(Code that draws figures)

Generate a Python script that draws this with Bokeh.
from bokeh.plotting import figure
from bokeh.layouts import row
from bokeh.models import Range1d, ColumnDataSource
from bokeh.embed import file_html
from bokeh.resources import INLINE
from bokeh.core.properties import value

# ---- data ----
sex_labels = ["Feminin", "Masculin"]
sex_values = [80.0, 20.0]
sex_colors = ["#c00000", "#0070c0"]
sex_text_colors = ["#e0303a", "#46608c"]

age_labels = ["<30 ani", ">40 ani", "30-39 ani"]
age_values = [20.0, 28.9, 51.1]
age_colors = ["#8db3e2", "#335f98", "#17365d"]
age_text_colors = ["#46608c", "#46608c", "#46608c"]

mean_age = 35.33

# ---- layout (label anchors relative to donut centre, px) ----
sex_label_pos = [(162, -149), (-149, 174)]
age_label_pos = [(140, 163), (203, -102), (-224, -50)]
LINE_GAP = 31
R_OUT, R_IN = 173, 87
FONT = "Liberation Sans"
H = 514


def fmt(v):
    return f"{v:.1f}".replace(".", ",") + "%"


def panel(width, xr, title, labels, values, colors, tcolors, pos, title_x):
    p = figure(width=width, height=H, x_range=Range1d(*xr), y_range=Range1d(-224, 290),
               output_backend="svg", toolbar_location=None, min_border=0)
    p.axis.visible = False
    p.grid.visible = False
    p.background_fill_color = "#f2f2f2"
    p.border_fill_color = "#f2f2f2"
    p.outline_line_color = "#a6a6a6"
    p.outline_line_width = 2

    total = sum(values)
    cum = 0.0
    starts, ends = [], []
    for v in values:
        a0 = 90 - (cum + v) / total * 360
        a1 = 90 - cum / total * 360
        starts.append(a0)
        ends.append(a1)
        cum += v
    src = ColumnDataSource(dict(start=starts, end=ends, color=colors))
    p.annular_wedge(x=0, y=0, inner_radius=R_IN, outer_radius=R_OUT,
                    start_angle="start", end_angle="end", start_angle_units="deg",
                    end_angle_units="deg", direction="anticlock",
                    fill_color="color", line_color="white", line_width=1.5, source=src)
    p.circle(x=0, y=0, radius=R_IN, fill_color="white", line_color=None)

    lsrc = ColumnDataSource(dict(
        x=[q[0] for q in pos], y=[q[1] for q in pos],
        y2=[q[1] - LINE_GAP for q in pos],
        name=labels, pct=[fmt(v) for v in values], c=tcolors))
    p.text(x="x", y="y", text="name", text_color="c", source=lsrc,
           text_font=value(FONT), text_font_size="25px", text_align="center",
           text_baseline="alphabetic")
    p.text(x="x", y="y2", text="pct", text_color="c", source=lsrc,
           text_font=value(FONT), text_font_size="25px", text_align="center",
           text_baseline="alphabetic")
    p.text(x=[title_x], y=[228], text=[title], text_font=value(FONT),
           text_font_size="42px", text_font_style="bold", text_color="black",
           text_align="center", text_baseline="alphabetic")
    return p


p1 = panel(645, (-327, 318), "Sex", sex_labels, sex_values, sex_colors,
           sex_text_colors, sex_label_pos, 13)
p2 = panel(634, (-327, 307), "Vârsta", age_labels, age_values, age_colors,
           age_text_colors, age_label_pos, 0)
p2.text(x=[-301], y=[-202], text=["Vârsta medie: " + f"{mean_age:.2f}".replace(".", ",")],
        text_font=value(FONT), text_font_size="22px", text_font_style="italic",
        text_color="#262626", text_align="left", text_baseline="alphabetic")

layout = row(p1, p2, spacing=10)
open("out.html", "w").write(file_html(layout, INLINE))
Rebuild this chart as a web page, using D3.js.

◆ **Task directions**:
Copy all of the material word for word.

◆ **Finished exercise**:
Generate a Python script that draws this with Bokeh.
from bokeh.plotting import figure
from bokeh.layouts import row
from bokeh.models import Range1d, ColumnDataSource
from bokeh.embed import file_html
from bokeh.resources import INLINE
from bokeh.core.properties import value

# ---- data ----
sex_labels = ["Feminin", "Masculin"]
sex_values = [80.0, 20.0]
sex_colors = ["#c00000", "#0070c0"]
sex_text_colors = ["#e0303a", "#46608c"]

age_labels = ["<30 ani", ">40 ani", "30-39 ani"]
age_values = [20.0, 28.9, 51.1]
age_colors = ["#8db3e2", "#335f98", "#17365d"]
age_text_colors = ["#46608c", "#46608c", "#46608c"]

mean_age = 35.33

# ---- layout (label anchors relative to donut centre, px) ----
sex_label_pos = [(162, -149), (-149, 174)]
age_label_pos = [(140, 163), (203, -102), (-224, -50)]
LINE_GAP = 31
R_OUT, R_IN = 173, 87
FONT = "Liberation Sans"
H = 514


def fmt(v):
    return f"{v:.1f}".replace(".", ",") + "%"


def panel(width, xr, title, labels, values, colors, tcolors, pos, title_x):
    p = figure(width=width, height=H, x_range=Range1d(*xr), y_range=Range1d(-224, 290),
               output_backend="svg", toolbar_location=None, min_border=0)
    p.axis.visible = False
    p.grid.visible = False
    p.background_fill_color = "#f2f2f2"
    p.border_fill_color = "#f2f2f2"
    p.outline_line_color = "#a6a6a6"
    p.outline_line_width = 2

    total = sum(values)
    cum = 0.0
    starts, ends = [], []
    for v in values:
        a0 = 90 - (cum + v) / total * 360
        a1 = 90 - cum / total * 360
        starts.append(a0)
        ends.append(a1)
        cum += v
    src = ColumnDataSource(dict(start=starts, end=ends, color=colors))
    p.annular_wedge(x=0, y=0, inner_radius=R_IN, outer_radius=R_OUT,
                    start_angle="start", end_angle="end", start_angle_units="deg",
                    end_angle_units="deg", direction="anticlock",
                    fill_color="color", line_color="white", line_width=1.5, source=src)
    p.circle(x=0, y=0, radius=R_IN, fill_color="white", line_color=None)

    lsrc = ColumnDataSource(dict(
        x=[q[0] for q in pos], y=[q[1] for q in pos],
        y2=[q[1] - LINE_GAP for q in pos],
        name=labels, pct=[fmt(v) for v in values], c=tcolors))
    p.text(x="x", y="y", text="name", text_color="c", source=lsrc,
           text_font=value(FONT), text_font_size="25px", text_align="center",
           text_baseline="alphabetic")
    p.text(x="x", y="y2", text="pct", text_color="c", source=lsrc,
           text_font=value(FONT), text_font_size="25px", text_align="center",
           text_baseline="alphabetic")
    p.text(x=[title_x], y=[228], text=[title], text_font=value(FONT),
           text_font_size="42px", text_font_style="bold", text_color="black",
           text_align="center", text_baseline="alphabetic")
    return p


p1 = panel(645, (-327, 318), "Sex", sex_labels, sex_values, sex_colors,
           sex_text_colors, sex_label_pos, 13)
p2 = panel(634, (-327, 307), "Vârsta", age_labels, age_values, age_colors,
           age_text_colors, age_label_pos, 0)
p2.text(x=[-301], y=[-202], text=["Vârsta medie: " + f"{mean_age:.2f}".replace(".", ",")],
        text_font=value(FONT), text_font_size="22px", text_font_style="italic",
        text_color="#262626", text_align="left", text_baseline="alphabetic")

layout = row(p1, p2, spacing=10)
open("out.html", "w").write(file_html(layout, INLINE))
Rebuild this chart as a web page, using D3.js.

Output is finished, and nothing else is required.